Patrimonies: Essays on Generational Thinking by George Kouvaros
In Patrimonies, George Kouvaros explores a question that becomes more pressing as we age: how are we to understand our parents and our obligations to them? As a second-generation Greek Australian, Kouvaros seeks answers through tender portraits of his migrant family and insightful cultural criticism, focusing on Greek film, art and literature.
Written in elegant, elliptical prose, the book illuminates the post-1960s migrant experience and the sacrifices these communities made while building new lives in Australia.
Some of the most touching passages are personal reflections. In one chapter, he evokes nostalgia for a lost 1960s Australia by listing products and brand names his parents stocked in their kiosk. Another anecdote describes a family wedding where Kouvaros’s parents receive rapturous applause for their 50-year union. In that moment, Kouvaros writes, ‘… all the memories, large and small, that bound these two people had been lured out of their hiding places and were demanding their due.’
A professor of film studies, Kouvaros expertly guides us through his personal artistic canon of family, home, and memory.
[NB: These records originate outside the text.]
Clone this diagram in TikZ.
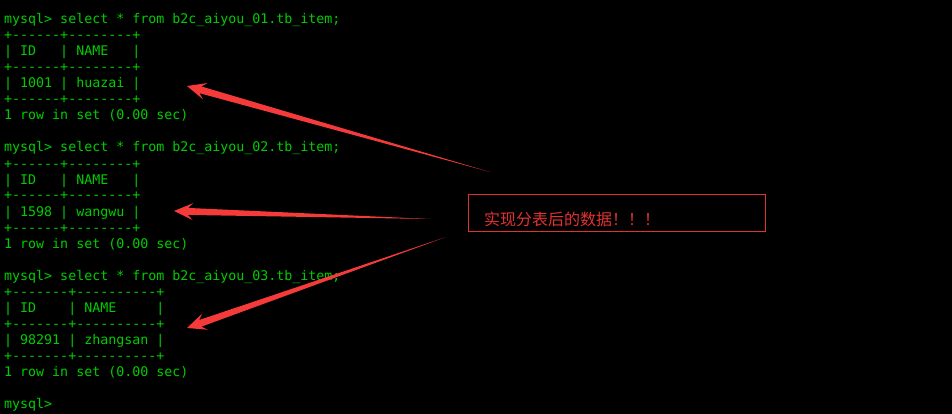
\documentclass[tikz,border=0pt]{standalone}
\usepackage{fontspec}
\setmonofont{DejaVu Sans Mono}
\newfontfamily\cjk{Noto Sans CJK SC}
\usetikzlibrary{calc}
\definecolor{termgreen}{RGB}{0,205,0}
\definecolor{arrowred}{RGB}{245,58,58}
\definecolor{boxred}{RGB}{225,50,50}
\tikzset{
  term/.style={anchor=base west, inner sep=0pt, text=termgreen, font=\ttfamily\fontsize{13.3pt}{16pt}\selectfont},
  notebox/.style={draw=boxred, line width=1pt, minimum width=297pt, minimum height=37pt, inner sep=0pt},
  notetext/.style={anchor=base west, inner sep=0pt, text=boxred, font=\cjk\fontsize{16pt}{19pt}\selectfont}
}
\newcommand\taparrow[2]{%
  \coordinate (tapn) at ($(#2)!14pt!(#1)$);
  \coordinate (tapb) at ($(#2)!19pt!(#1)$);
  \fill[arrowred] (#1) -- ($(tapn)!3.5pt!90:(#1)$) -- ($(tapb)!8.5pt!90:(#1)$) -- (#2)
     -- ($(tapb)!8.5pt!-90:(#1)$) -- ($(tapn)!3.5pt!-90:(#1)$) -- cycle;
}
\begin{document}
\begin{tikzpicture}[x=1pt,y=-1pt]
\fill[black] (0,0) rectangle (952,414);
\useasboundingbox (0,0) rectangle (952,414);
% block 1
\node[term] (l1) at (4,24) {mysql> select * from b2c\_aiyou\_01.tb\_item;};
\node[term] (l2) at (4,40) {+------+--------+};
\node[term] (l3) at (4,56) {|\ ID\ \ \ |\ NAME\ \ \ |};
\node[term] (l4) at (4,72) {+------+--------+};
\node[term] (l5) at (4,88) {|\ 1001\ |\ huazai\ |};
\node[term] (l6) at (4,104) {+------+--------+};
\node[term] (l7) at (4,120) {1 row in set (0.00 sec)};
% block 2
\node[term] (m1) at (4,152) {mysql> select * from b2c\_aiyou\_02.tb\_item;};
\node[term] (m2) at (4,168) {+------+--------+};
\node[term] (m3) at (4,184) {|\ ID\ \ \ |\ NAME\ \ \ |};
\node[term] (m4) at (4,200) {+------+--------+};
\node[term] (m5) at (4,216) {|\ 1598\ |\ wangwu\ |};
\node[term] (m6) at (4,232) {+------+--------+};
\node[term] (m7) at (4,248) {1 row in set (0.00 sec)};
% block 3
\node[term] (n1) at (4,280) {mysql> select * from b2c\_aiyou\_03.tb\_item;};
\node[term] (n2) at (4,296) {+-------+----------+};
\node[term] (n3) at (4,312) {|\ ID\ \ \ \ |\ NAME\ \ \ \ \ |};
\node[term] (n4) at (4,328) {+-------+----------+};
\node[term] (n5) at (4,344) {|\ 98291\ |\ zhangsan\ |};
\node[term] (n6) at (4,360) {+-------+----------+};
\node[term] (n7) at (4,376) {1 row in set (0.00 sec)};
\node[term] (p1) at (4,408) {mysql>};
% note
\node[notebox] (note) at (616.5,212.5) {};
\node[notetext] (notetxt) at (484,225) {实现分表后的数据！！！};
% arrows
\coordinate (t1) at (490,172);
\coordinate (h1) at (187,86);
\coordinate (t2) at (430,219);
\coordinate (h2) at (174,211);
\coordinate (t3) at (446,237);
\coordinate (h3) at (187,328);
\taparrow{t1}{h1}
\taparrow{t2}{h2}
\taparrow{t3}{h3}
\end{tikzpicture}
\end{document}
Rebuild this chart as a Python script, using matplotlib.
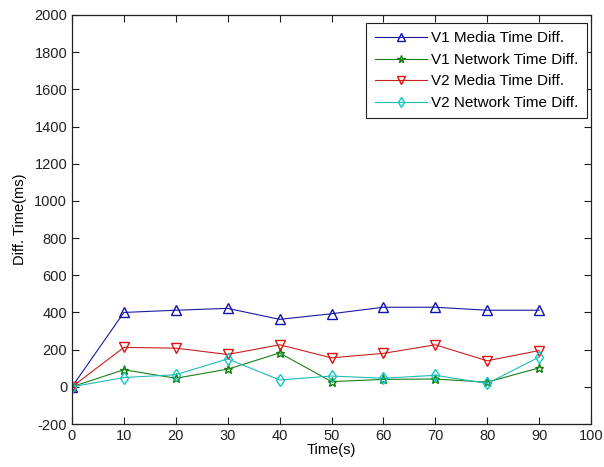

In ‘The Keys to the House’, he examines how filmmakers depict domestic spaces. ‘The Phantom’s Call’ looks at hauntings and the past’s impact on the present. ‘The Work of Mourning’ delves into family grief and loss through Georgia Metaxas’s portrait series The Mourners.
For those who enjoy film and photographic criticism, Patrimonies is a rare treat. Kouvaros’s knowledge of cinema gives his writing a luminous quality, allowing him to evoke his upbringing in rich visual detail and move back and forth in time with a director’s flair.
Sifting through memory, faded photos, and half-remembered family lore, Patrimonies ultimately encourages us to contemplate our forebears’ lives with grace and humility. In doing so, Kouvaros suggests we may find a shared narrative, however imperfect and fragmentary it may be.